WHAT NEEDS TO BE DONE: Write out each line of the listing as it stands, without the images.

SUPPLIED MATERIAL:
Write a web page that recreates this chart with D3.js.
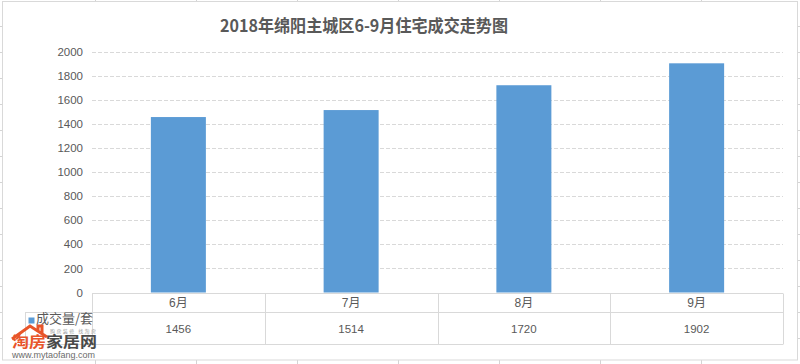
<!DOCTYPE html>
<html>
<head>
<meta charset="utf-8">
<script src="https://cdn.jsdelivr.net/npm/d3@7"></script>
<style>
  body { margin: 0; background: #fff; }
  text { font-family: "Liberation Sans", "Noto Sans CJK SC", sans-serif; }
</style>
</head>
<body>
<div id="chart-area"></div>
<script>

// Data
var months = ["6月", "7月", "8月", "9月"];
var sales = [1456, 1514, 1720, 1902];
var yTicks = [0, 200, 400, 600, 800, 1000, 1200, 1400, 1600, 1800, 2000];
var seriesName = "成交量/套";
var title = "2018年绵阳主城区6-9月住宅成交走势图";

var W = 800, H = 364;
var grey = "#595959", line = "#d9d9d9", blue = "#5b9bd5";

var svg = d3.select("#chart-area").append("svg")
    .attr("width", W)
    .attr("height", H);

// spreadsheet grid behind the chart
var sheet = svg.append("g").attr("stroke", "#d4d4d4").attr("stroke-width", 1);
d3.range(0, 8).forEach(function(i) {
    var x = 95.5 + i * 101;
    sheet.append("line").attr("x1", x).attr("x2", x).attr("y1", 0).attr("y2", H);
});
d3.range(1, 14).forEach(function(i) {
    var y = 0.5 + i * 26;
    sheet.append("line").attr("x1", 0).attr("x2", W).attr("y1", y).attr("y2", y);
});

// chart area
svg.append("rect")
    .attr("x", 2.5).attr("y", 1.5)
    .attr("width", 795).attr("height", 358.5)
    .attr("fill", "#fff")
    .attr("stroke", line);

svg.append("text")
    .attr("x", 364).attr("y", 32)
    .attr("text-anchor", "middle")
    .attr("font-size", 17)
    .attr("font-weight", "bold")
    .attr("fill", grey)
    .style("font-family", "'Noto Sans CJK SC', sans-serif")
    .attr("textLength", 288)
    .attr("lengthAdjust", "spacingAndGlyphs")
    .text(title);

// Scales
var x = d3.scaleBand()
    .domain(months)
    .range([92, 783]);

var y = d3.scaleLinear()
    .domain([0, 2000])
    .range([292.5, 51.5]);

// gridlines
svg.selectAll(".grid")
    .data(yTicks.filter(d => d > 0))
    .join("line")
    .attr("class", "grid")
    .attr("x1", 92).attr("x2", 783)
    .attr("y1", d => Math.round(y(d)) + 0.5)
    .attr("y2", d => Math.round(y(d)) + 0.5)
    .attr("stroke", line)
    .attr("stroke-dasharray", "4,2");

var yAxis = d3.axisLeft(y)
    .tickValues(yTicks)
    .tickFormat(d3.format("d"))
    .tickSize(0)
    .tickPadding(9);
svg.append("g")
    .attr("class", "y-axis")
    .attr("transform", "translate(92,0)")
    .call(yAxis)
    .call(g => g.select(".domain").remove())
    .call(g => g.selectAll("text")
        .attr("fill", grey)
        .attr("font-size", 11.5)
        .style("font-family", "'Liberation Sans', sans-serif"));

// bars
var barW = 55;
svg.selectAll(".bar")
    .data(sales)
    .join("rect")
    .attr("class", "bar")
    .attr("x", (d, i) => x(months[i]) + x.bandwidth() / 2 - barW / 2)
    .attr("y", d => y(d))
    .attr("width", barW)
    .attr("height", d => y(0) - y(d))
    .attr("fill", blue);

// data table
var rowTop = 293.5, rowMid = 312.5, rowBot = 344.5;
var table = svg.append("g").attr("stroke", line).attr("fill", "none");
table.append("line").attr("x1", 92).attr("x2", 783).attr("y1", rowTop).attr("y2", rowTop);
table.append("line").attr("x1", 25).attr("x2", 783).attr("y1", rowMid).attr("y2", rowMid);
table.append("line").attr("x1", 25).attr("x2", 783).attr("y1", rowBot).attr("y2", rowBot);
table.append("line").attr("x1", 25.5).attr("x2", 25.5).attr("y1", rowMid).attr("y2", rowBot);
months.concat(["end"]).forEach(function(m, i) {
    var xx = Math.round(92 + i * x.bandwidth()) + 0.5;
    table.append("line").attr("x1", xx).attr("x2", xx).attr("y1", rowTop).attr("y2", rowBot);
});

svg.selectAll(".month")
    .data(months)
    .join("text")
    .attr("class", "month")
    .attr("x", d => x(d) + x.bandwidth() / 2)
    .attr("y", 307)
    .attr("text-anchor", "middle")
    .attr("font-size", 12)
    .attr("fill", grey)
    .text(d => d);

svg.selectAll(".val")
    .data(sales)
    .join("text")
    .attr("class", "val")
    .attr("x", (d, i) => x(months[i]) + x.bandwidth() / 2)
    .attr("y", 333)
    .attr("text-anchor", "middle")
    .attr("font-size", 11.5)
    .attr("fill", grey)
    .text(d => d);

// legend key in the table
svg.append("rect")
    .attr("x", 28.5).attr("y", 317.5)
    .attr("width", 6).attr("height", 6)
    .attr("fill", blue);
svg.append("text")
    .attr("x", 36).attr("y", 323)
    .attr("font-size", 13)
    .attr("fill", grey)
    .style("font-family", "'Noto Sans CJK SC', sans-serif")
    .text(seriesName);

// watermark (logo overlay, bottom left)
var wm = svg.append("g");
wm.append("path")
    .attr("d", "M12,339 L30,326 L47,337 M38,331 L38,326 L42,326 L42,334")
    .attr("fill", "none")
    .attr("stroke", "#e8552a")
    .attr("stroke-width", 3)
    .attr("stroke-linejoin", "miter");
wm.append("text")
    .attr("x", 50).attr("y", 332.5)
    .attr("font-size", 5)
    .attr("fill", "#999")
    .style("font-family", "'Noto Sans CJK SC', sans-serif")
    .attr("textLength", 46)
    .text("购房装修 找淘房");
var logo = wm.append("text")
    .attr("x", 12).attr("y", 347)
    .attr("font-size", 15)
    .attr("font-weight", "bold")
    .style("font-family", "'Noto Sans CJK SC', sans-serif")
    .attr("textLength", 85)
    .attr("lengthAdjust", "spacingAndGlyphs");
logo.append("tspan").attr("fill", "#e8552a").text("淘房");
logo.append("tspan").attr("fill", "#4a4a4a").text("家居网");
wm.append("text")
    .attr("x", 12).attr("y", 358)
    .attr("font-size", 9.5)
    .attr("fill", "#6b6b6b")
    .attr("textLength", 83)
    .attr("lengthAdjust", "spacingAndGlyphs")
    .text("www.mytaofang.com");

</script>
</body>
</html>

TASK RESPONSE:
Write a web page that recreates this chart with D3.js.
<!DOCTYPE html>
<html>
<head>
<meta charset="utf-8">
<script src="https://cdn.jsdelivr.net/npm/d3@7"></script>
<style>
  body { margin: 0; background: #fff; }
  text { font-family: "Liberation Sans", "Noto Sans CJK SC", sans-serif; }
</style>
</head>
<body>
<div id="chart-area"></div>
<script>

// Data
var months = ["6月", "7月", "8月", "9月"];
var sales = [1456, 1514, 1720, 1902];
var yTicks = [0, 200, 400, 600, 800, 1000, 1200, 1400, 1600, 1800, 2000];
var seriesName = "成交量/套";
var title = "2018年绵阳主城区6-9月住宅成交走势图";

var W = 800, H = 364;
var grey = "#595959", line = "#d9d9d9", blue = "#5b9bd5";

var svg = d3.select("#chart-area").append("svg")
    .attr("width", W)
    .attr("height", H);

// spreadsheet grid behind the chart
var sheet = svg.append("g").attr("stroke", "#d4d4d4").attr("stroke-width", 1);
d3.range(0, 8).forEach(function(i) {
    var x = 95.5 + i * 101;
    sheet.append("line").attr("x1", x).attr("x2", x).attr("y1", 0).attr("y2", H);
});
d3.range(1, 14).forEach(function(i) {
    var y = 0.5 + i * 26;
    sheet.append("line").attr("x1", 0).attr("x2", W).attr("y1", y).attr("y2", y);
});

// chart area
svg.append("rect")
    .attr("x", 2.5).attr("y", 1.5)
    .attr("width", 795).attr("height", 358.5)
    .attr("fill", "#fff")
    .attr("stroke", line);

svg.append("text")
    .attr("x", 364).attr("y", 32)
    .attr("text-anchor", "middle")
    .attr("font-size", 17)
    .attr("font-weight", "bold")
    .attr("fill", grey)
    .style("font-family", "'Noto Sans CJK SC', sans-serif")
    .attr("textLength", 288)
    .attr("lengthAdjust", "spacingAndGlyphs")
    .text(title);

// Scales
var x = d3.scaleBand()
    .domain(months)
    .range([92, 783]);

var y = d3.scaleLinear()
    .domain([0, 2000])
    .range([292.5, 51.5]);

// gridlines
svg.selectAll(".grid")
    .data(yTicks.filter(d => d > 0))
    .join("line")
    .attr("class", "grid")
    .attr("x1", 92).attr("x2", 783)
    .attr("y1", d => Math.round(y(d)) + 0.5)
    .attr("y2", d => Math.round(y(d)) + 0.5)
    .attr("stroke", line)
    .attr("stroke-dasharray", "4,2");

var yAxis = d3.axisLeft(y)
    .tickValues(yTicks)
    .tickFormat(d3.format("d"))
    .tickSize(0)
    .tickPadding(9);
svg.append("g")
    .attr("class", "y-axis")
    .attr("transform", "translate(92,0)")
    .call(yAxis)
    .call(g => g.select(".domain").remove())
    .call(g => g.selectAll("text")
        .attr("fill", grey)
        .attr("font-size", 11.5)
        .style("font-family", "'Liberation Sans', sans-serif"));

// bars
var barW = 55;
svg.selectAll(".bar")
    .data(sales)
    .join("rect")
    .attr("class", "bar")
    .attr("x", (d, i) => x(months[i]) + x.bandwidth() / 2 - barW / 2)
    .attr("y", d => y(d))
    .attr("width", barW)
    .attr("height", d => y(0) - y(d))
    .attr("fill", blue);

// data table
var rowTop = 293.5, rowMid = 312.5, rowBot = 344.5;
var table = svg.append("g").attr("stroke", line).attr("fill", "none");
table.append("line").attr("x1", 92).attr("x2", 783).attr("y1", rowTop).attr("y2", rowTop);
table.append("line").attr("x1", 25).attr("x2", 783).attr("y1", rowMid).attr("y2", rowMid);
table.append("line").attr("x1", 25).attr("x2", 783).attr("y1", rowBot).attr("y2", rowBot);
table.append("line").attr("x1", 25.5).attr("x2", 25.5).attr("y1", rowMid).attr("y2", rowBot);
months.concat(["end"]).forEach(function(m, i) {
    var xx = Math.round(92 + i * x.bandwidth()) + 0.5;
    table.append("line").attr("x1", xx).attr("x2", xx).attr("y1", rowTop).attr("y2", rowBot);
});

svg.selectAll(".month")
    .data(months)
    .join("text")
    .attr("class", "month")
    .attr("x", d => x(d) + x.bandwidth() / 2)
    .attr("y", 307)
    .attr("text-anchor", "middle")
    .attr("font-size", 12)
    .attr("fill", grey)
    .text(d => d);

svg.selectAll(".val")
    .data(sales)
    .join("text")
    .attr("class", "val")
    .attr("x", (d, i) => x(months[i]) + x.bandwidth() / 2)
    .attr("y", 333)
    .attr("text-anchor", "middle")
    .attr("font-size", 11.5)
    .attr("fill", grey)
    .text(d => d);

// legend key in the table
svg.append("rect")
    .attr("x", 28.5).attr("y", 317.5)
    .attr("width", 6).attr("height", 6)
    .attr("fill", blue);
svg.append("text")
    .attr("x", 36).attr("y", 323)
    .attr("font-size", 13)
    .attr("fill", grey)
    .style("font-family", "'Noto Sans CJK SC', sans-serif")
    .text(seriesName);

// watermark (logo overlay, bottom left)
var wm = svg.append("g");
wm.append("path")
    .attr("d", "M12,339 L30,326 L47,337 M38,331 L38,326 L42,326 L42,334")
    .attr("fill", "none")
    .attr("stroke", "#e8552a")
    .attr("stroke-width", 3)
    .attr("stroke-linejoin", "miter");
wm.append("text")
    .attr("x", 50).attr("y", 332.5)
    .attr("font-size", 5)
    .attr("fill", "#999")
    .style("font-family", "'Noto Sans CJK SC', sans-serif")
    .attr("textLength", 46)
    .text("购房装修 找淘房");
var logo = wm.append("text")
    .attr("x", 12).attr("y", 347)
    .attr("font-size", 15)
    .attr("font-weight", "bold")
    .style("font-family", "'Noto Sans CJK SC', sans-serif")
    .attr("textLength", 85)
    .attr("lengthAdjust", "spacingAndGlyphs");
logo.append("tspan").attr("fill", "#e8552a").text("淘房");
logo.append("tspan").attr("fill", "#4a4a4a").text("家居网");
wm.append("text")
    .attr("x", 12).attr("y", 358)
    .attr("font-size", 9.5)
    .attr("fill", "#6b6b6b")
    .attr("textLength", 83)
    .attr("lengthAdjust", "spacingAndGlyphs")
    .text("www.mytaofang.com");

</script>
</body>
</html>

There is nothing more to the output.